El dadaísmo abre la puerta a toda la creación contemporánea, en eso está de acuerdo todo el mundo. Los pianos preparados de John Cage, el racionalismo constructivista, los "cadáveres exquisitos" de los surrealistas, las instalaciones de los videoartistas actuales, el body art, el "conceptual", el arte povera, la "nueva figuración", los fotomontajes, el llamado "nuevo periodismo", todo eso y mucho más está en el dadaísmo y no nos sorprende. Lo que sí debiera interesarnos quizás es que el dadaísmo no se proponía como un nuevo "ismo" sino como el "ismo" que ponía punto final a la idea misma de progreso lineal e ininterrumpido.

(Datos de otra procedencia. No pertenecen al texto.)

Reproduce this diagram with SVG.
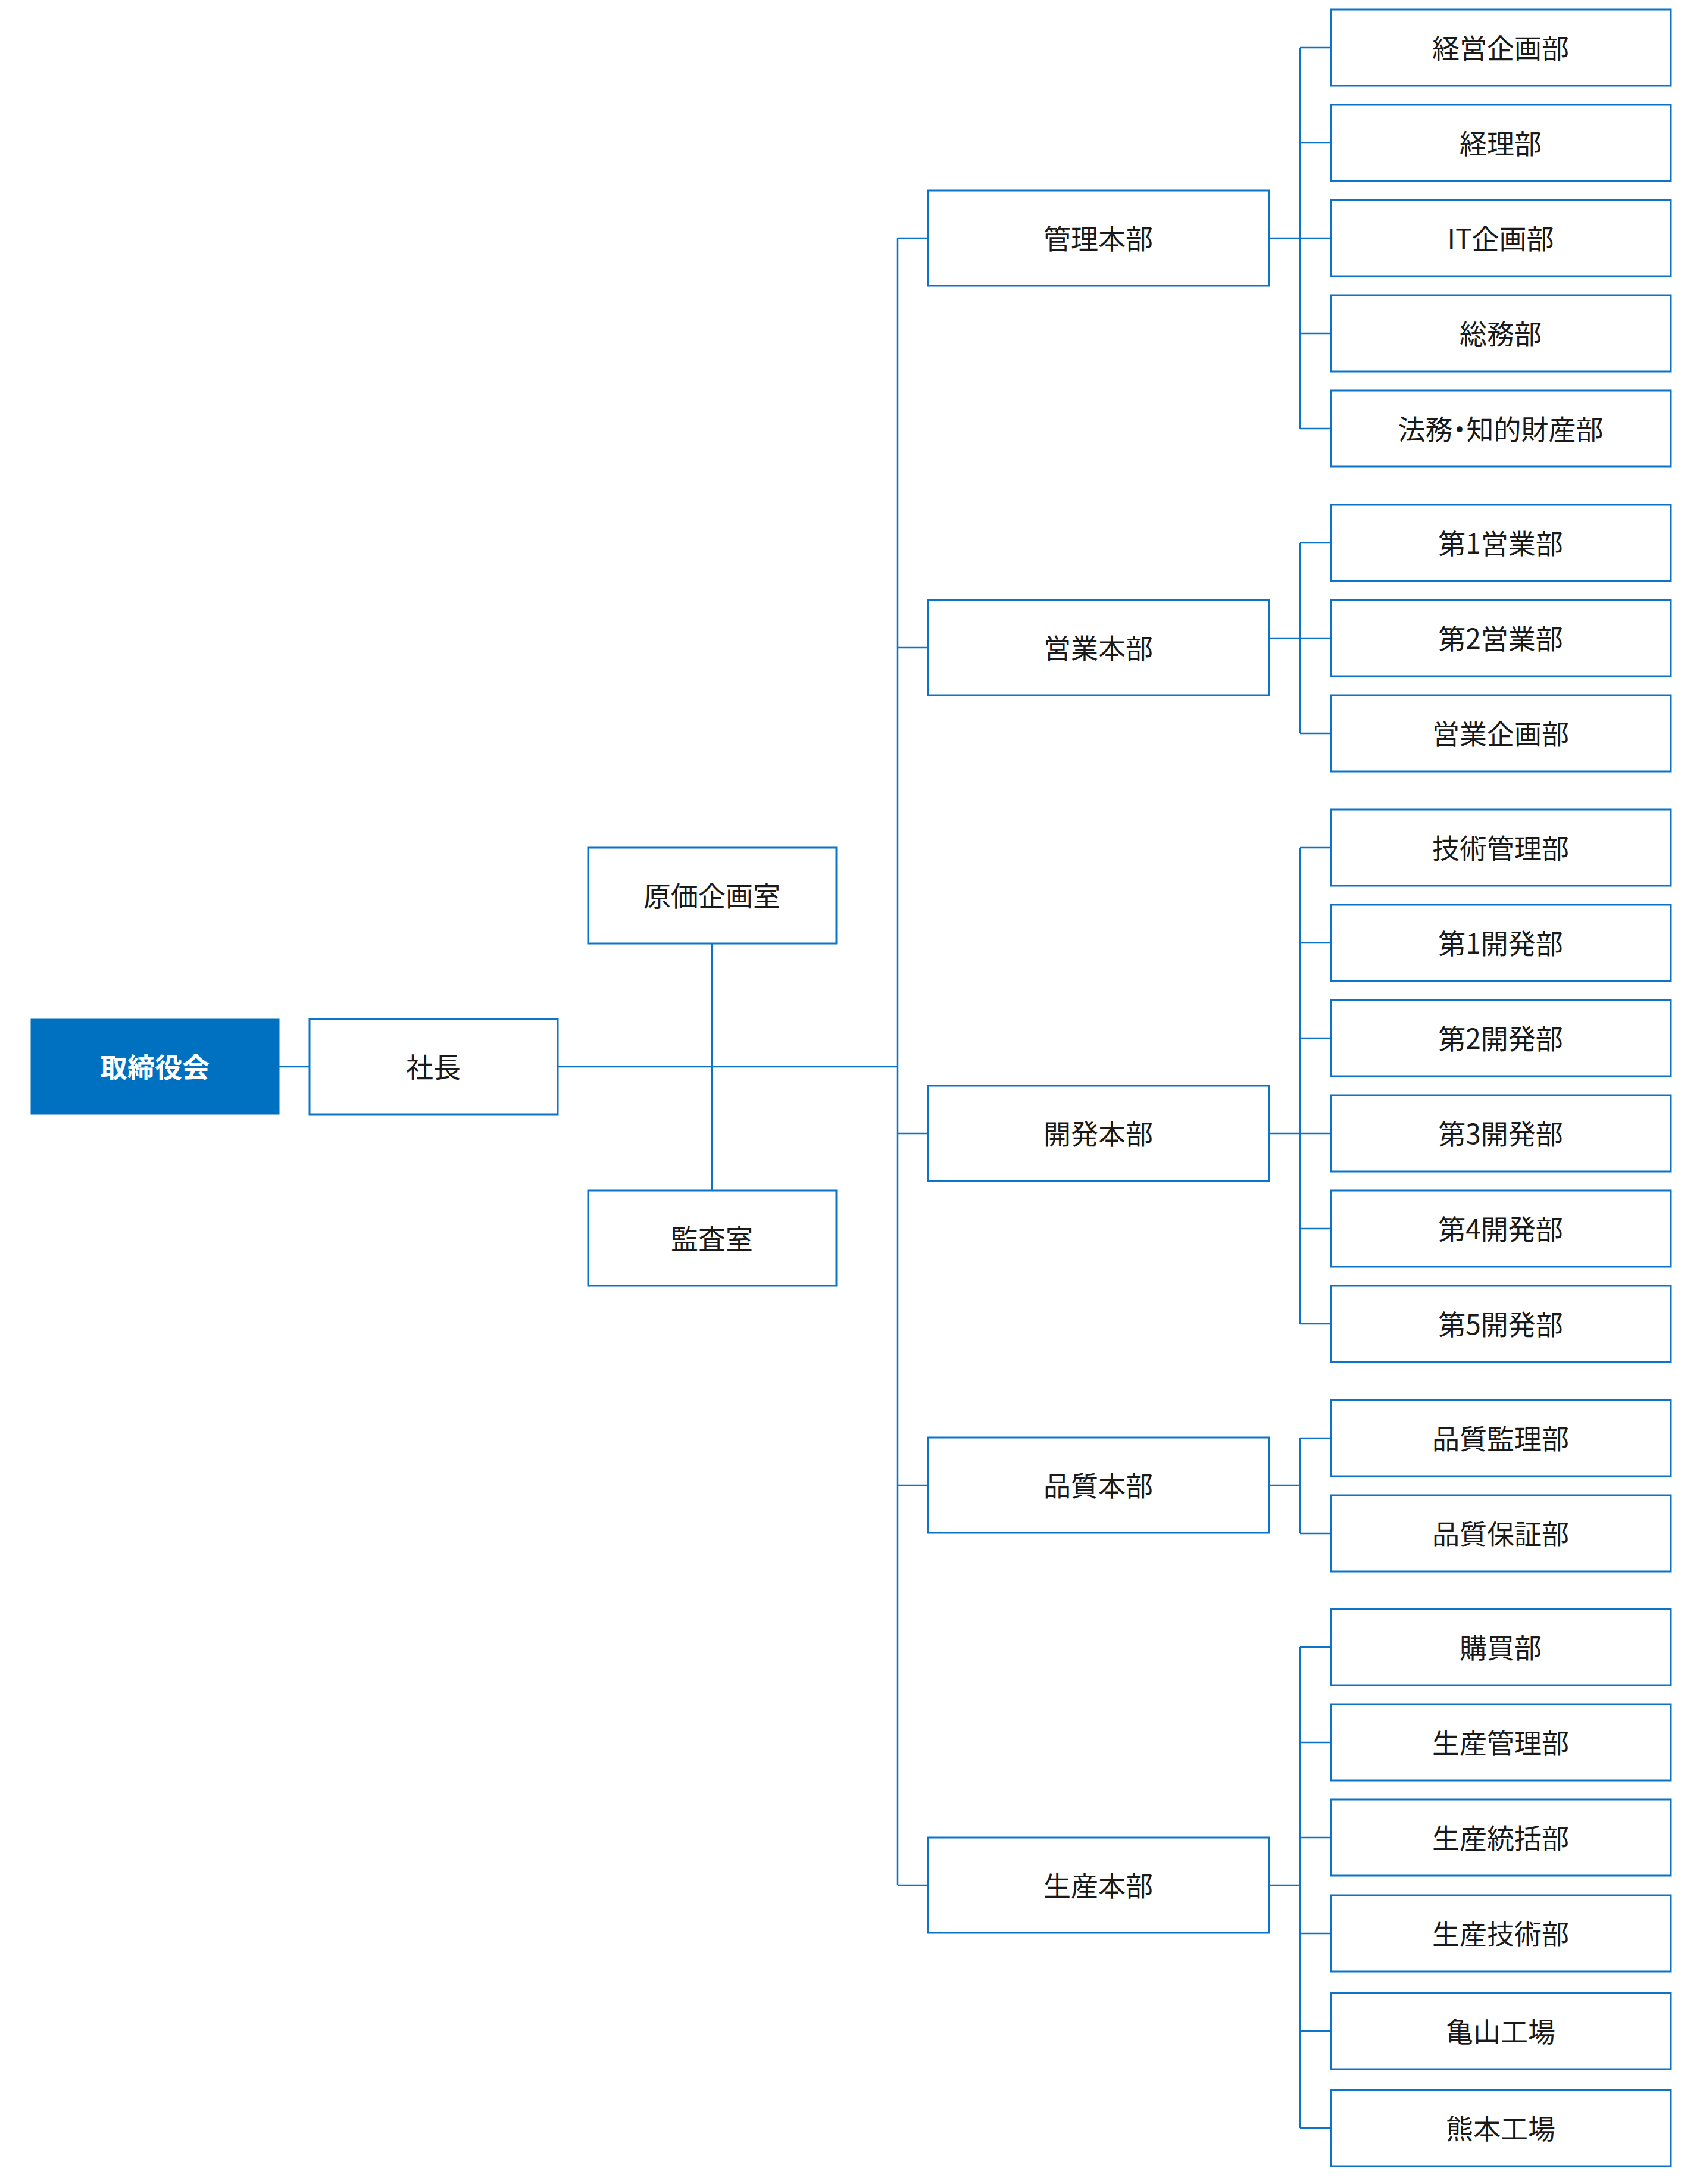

El humor del dadaísmo es ne
gro y ácido porque nace de un contexto dramático, simultáneamente a la guerra, no como reflexión a posteriori sino como condena coetánea de la patriotería de quienes prometían arreglar el mundo. Por eso mismo las palabras de Duchamp sobre todos los "neos", sobre los sucesores, debieran figurar en el vestíbulo de todas las grandes ferias de arte contemporáneo, de todas las bienales, de todas las galerías. Baste con recordar cómo se desarrolló la Dada-Messe de Berlín en 1920, con un catálogo de papel periódico, con la obsesión "por dar por contenido a nuestras obras los acontecimientos actuales", propósito que se materializa presentando un dibujo de un oficial alemán con cabeza de cerdo, renunciando a exponer los collages de Kurt Schwitters porque son "demasiado burgueses" y organizando el acceso a la galería a través de los urinarios de una gran cervecería. El dadaísmo, cuando visita Alemania, se radicaliza; cuando se instala en París, se divide en grupos y subgrupos. El pobre Jean Cocteau, que siempre quiso conciliar vanguardia y clasicismo, acabará por convertirse en la piedra de toque del dadaísmo parisiense: quienes le defienden o, simplemente, le soportan, quedan excluidos del nuevo movimiento: el surrealismo. Así avanza la historia.
Dada. Centro Georges Pompidou. Plaza de Georges Pompidou. París. Hasta el 9 de enero de 2006.